Refresher Course

These stamps are the legends of the hobby

By Michael Baadke

The real celebrities of the stamp hobby have always been the postage stamps themselves, from the very first issue of 1840 to the greatest rarities of all time.

Figure 1. The 1840 Penny Black from Great Britain.
Figure 2. Unused copies of the rare 1-penny orange and 2d blue Mauritius Post Office definitive stamps issued in 1847.
Figure 3. The Three Skilling Yellow, a rare color error of the first stamp from Sweden.
Figure 4. The 1856 Penny Magenta of British Guiana.
Figure 5. The Inverted Jenny.

While some stamps are so common they seem to turn up in every collection and mixture, others are much harder to find.
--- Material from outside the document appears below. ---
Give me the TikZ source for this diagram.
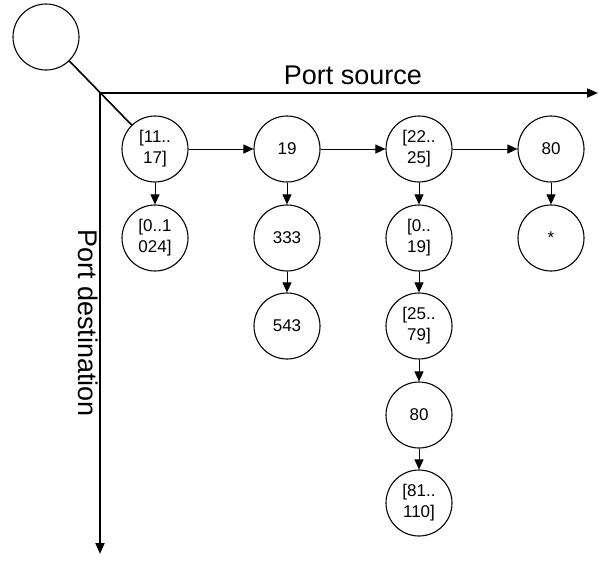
\documentclass[tikz,border=0pt]{standalone}
\usepackage{fontspec}
\setmainfont{Liberation Sans}
\usetikzlibrary{arrows.meta}
\begin{document}
\begin{tikzpicture}[x=1pt,y=-1pt,
  state/.style={circle,draw,line width=1.1pt,minimum size=66pt,inner sep=0pt,
                align=center,font=\fontsize{17}{21}\selectfont},
  link/.style={line width=0.9pt,-{Triangle[length=10pt,width=9pt]}},
  axis/.style={line width=1.8pt,-{Triangle[length=11pt,width=9pt]}},
  axlabel/.style={font=\fontsize{27}{30}\selectfont,inner sep=0pt}]
\useasboundingbox (0,0) rectangle (599,560);

% root of the tree
\node[state] (root) at (46,37) {};

% the two axes
\coordinate (o) at (100,93);
\coordinate (xend) at (598,93);
\coordinate (yend) at (100,554);
\draw[axis] (o) -- (xend);
\draw[axis] (o) -- (yend);
\node[axlabel,anchor=base] (xl) at (353,84) {Port source};
\node[axlabel,rotate=-90] (yl) at (88,323) {Port destination};

% source port ranges (first level)
\node[state] (a1) at (155,149) {[11..\\17]};
\node[state] (b1) at (287,149) {19};
\node[state] (c1) at (419,149) {[22..\\25]};
\node[state] (d1) at (551,149) {80};

% destination port ranges (second level)
\node[state] (a2) at (155,238) {[0..1\\024]};
\node[state] (b2) at (287,238) {333};
\node[state] (b3) at (287,326) {543};
\node[state] (c2) at (419,238) {[0..\\19]};
\node[state] (c3) at (419,326) {[25..\\79]};
\node[state] (c4) at (419,415) {80};
\node[state] (c5) at (419,503) {[81..\\110]};
\node[state] (d2) at (551,238) {*};

% links
\draw[line width=1.6pt] (root) -- (a1);
\draw[link] (a1) -- (b1);
\draw[link] (b1) -- (c1);
\draw[link] (c1) -- (d1);
\draw[link] (a1) -- (a2);
\draw[link] (b1) -- (b2);
\draw[link] (b2) -- (b3);
\draw[link] (c1) -- (c2);
\draw[link] (c2) -- (c3);
\draw[link] (c3) -- (c4);
\draw[link] (c4) -- (c5);
\draw[link] (d1) -- (d2);
\end{tikzpicture}
\end{document}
These rarities have achieved a reputation that places them foremost among the true gems of philately.

Some of the shining stars of the stamp world are incredibly rare, and there are instances where only one known example of a given stamp has ever been verified. Other famous stamps are a little more plentiful but still draw the attention of collectors because of their place in the history of the stamp hobby.

Following are the biographies of six well-known stamps from five different countries. The stamps described here have all been known for many years by special nicknames that many collectors recognize immediately.

Let's begin with the first adhesive postage stamp issued by any country in the world, honoring a young queen shortly after she ascended her country's throne at the tender age of 19.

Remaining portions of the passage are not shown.